(DATASET EXCERPT)
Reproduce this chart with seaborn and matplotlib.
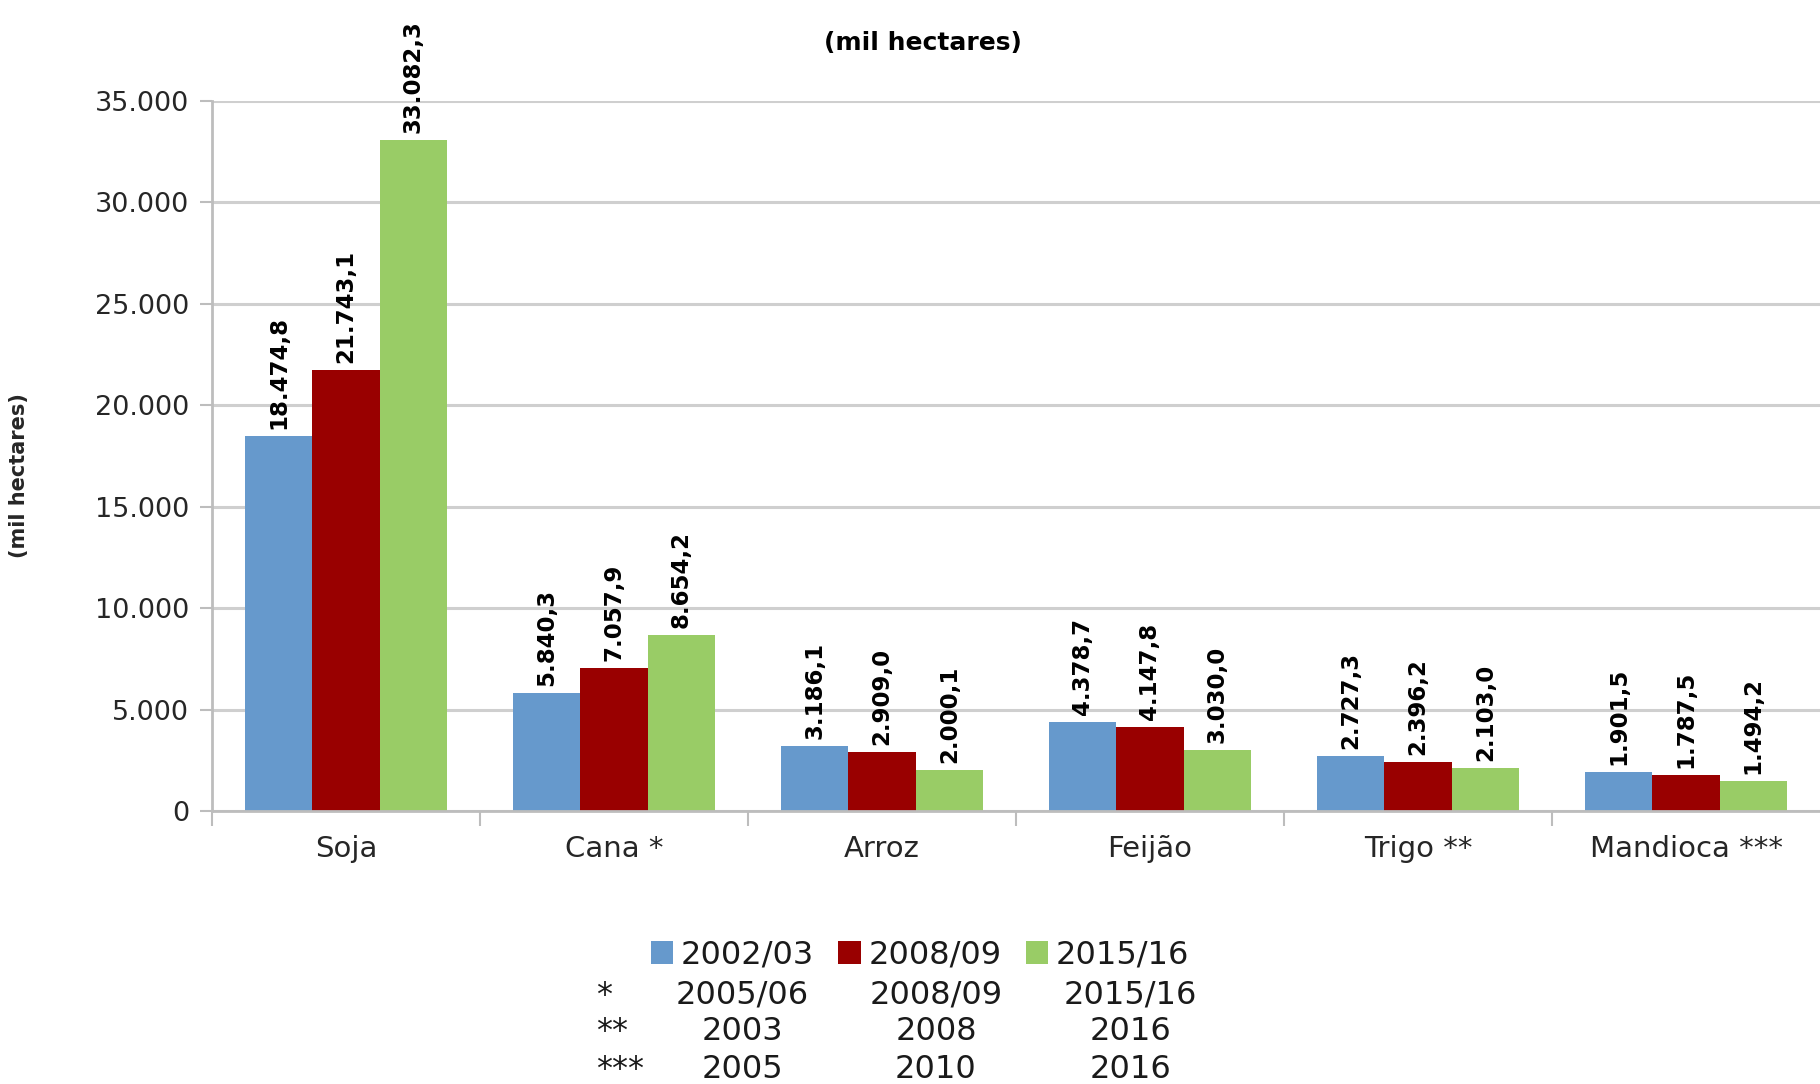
import matplotlib
matplotlib.use("Agg")
import matplotlib.pyplot as plt
import seaborn as sns
import pandas as pd
from matplotlib.ticker import FuncFormatter, FixedLocator

categories = ["Soja", "Cana *", "Arroz", "Feijão", "Trigo **", "Mandioca ***"]
series_names = ["2002/03", "2008/09", "2015/16"]
values_2002 = [18474.8, 5840.3, 3186.1, 4378.7, 2727.3, 1901.5]
values_2008 = [21743.1, 7057.9, 2909.0, 4147.8, 2396.2, 1787.5]
values_2015 = [33082.3, 8654.2, 2000.1, 3030.0, 2103.0, 1494.2]
colors = ["#6699CC", "#990000", "#99CC66"]
footnote_marks = ["*", "**", "***"]
footnote_years = [["2005/06", "2008/09", "2015/16"],
                  ["2003", "2008", "2016"],
                  ["2005", "2010", "2016"]]

rows = []
for name, vals in zip(series_names, [values_2002, values_2008, values_2015]):
    for c, v in zip(categories, vals):
        rows.append({"cat": c, "serie": name, "valor": v})
df = pd.DataFrame(rows)

sns.set_theme(style="white")
plt.rcParams['font.family'] = ['DejaVu Sans']

fig = plt.figure(figsize=(18.2, 10.84), dpi=100)
ax = fig.add_axes([212/1820, 1 - 811/1084, 1 - 212/1820, (811 - 101)/1084])

sns.barplot(data=df, x="cat", y="valor", hue="serie", order=categories,
            hue_order=series_names, palette=colors, width=0.754,
            errorbar=None, linewidth=0, saturation=1, ax=ax, legend=True)

def br(v):
    s = f"{v:,.1f}"
    return s.replace(",", "X").replace(".", ",").replace("X", ".")

for cont, vals in zip(ax.containers, [values_2002, values_2008, values_2015]):
    ax.bar_label(cont, labels=[br(v) for v in vals], rotation=90, padding=5,
                 fontsize=16.5, fontweight="bold", color="black")

ax.set_ylim(0, 35000)
ax.set_xlim(-0.5, 5.5)
ax.set_yticks(range(0, 35001, 5000))
ax.yaxis.set_major_formatter(FuncFormatter(lambda v, p: f"{int(v):,}".replace(",", ".")))
ax.grid(axis="y", color="#CFCFCF", linewidth=2.2)
ax.set_axisbelow(True)
for s in ["top", "right"]:
    ax.spines[s].set_visible(False)
for s in ["left", "bottom"]:
    ax.spines[s].set_color("#BDBDBD")
    ax.spines[s].set_linewidth(2.0)

ax.tick_params(axis="y", which="major", length=8.6, width=1.5, color="#BDBDBD",
               pad=8, labelsize=19.5, labelcolor="#262626", left=True)
ax.tick_params(axis="x", which="major", length=0, pad=17, labelsize=21,
               labelcolor="#262626")
ax.xaxis.set_minor_locator(FixedLocator([i - 0.5 for i in range(len(categories))]))
ax.tick_params(axis="x", which="minor", length=11, width=1.5, color="#BDBDBD",
               bottom=True)

ax.set_xlabel("")
ax.set_ylabel("(mil hectares)", fontsize=15, fontweight="bold", color="#262626")
ax.yaxis.set_label_coords(-0.114, 0.472)

fig.text(923/1820, 1 - 43/1084, "(mil hectares)", ha="center", va="center",
         fontsize=18, fontweight="bold", color="black")

handles, labels = ax.get_legend_handles_labels()
ax.get_legend().remove()
fig.legend(handles, labels, loc="center", bbox_to_anchor=(920/1820, 1 - 955/1084),
           ncol=3, frameon=False, fontsize=23, handlelength=0.7, handleheight=0.7,
           handletextpad=0.25, columnspacing=0.75, borderpad=0, labelcolor="#1a1a1a")

col_x = [742/1820, 936/1820, 1130/1820]
row_y = [1 - 995/1084, 1 - 1032/1084, 1 - 1069/1084]
for mark, years, y in zip(footnote_marks, footnote_years, row_y):
    fig.text(596/1820, y, mark, ha="left", va="center", fontsize=23, color="#1a1a1a")
    for x, yr in zip(col_x, years):
        fig.text(x, y, yr, ha="center", va="center", fontsize=23, color="#1a1a1a")

fig.savefig("out.png", dpi=100)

(EXERCISE INSTRUCTIONS)
Up to and including the line containing "plt.rcParams['font.family'] = ['DejaVu Sans']", repeat every line from the start of the data, but none of the pictures.

(EXERCISE RESULT)
Reproduce this chart with seaborn and matplotlib.
import matplotlib
matplotlib.use("Agg")
import matplotlib.pyplot as plt
import seaborn as sns
import pandas as pd
from matplotlib.ticker import FuncFormatter, FixedLocator

categories = ["Soja", "Cana *", "Arroz", "Feijão", "Trigo **", "Mandioca ***"]
series_names = ["2002/03", "2008/09", "2015/16"]
values_2002 = [18474.8, 5840.3, 3186.1, 4378.7, 2727.3, 1901.5]
values_2008 = [21743.1, 7057.9, 2909.0, 4147.8, 2396.2, 1787.5]
values_2015 = [33082.3, 8654.2, 2000.1, 3030.0, 2103.0, 1494.2]
colors = ["#6699CC", "#990000", "#99CC66"]
footnote_marks = ["*", "**", "***"]
footnote_years = [["2005/06", "2008/09", "2015/16"],
                  ["2003", "2008", "2016"],
                  ["2005", "2010", "2016"]]

rows = []
for name, vals in zip(series_names, [values_2002, values_2008, values_2015]):
    for c, v in zip(categories, vals):
        rows.append({"cat": c, "serie": name, "valor": v})
df = pd.DataFrame(rows)

sns.set_theme(style="white")
plt.rcParams['font.family'] = ['DejaVu Sans']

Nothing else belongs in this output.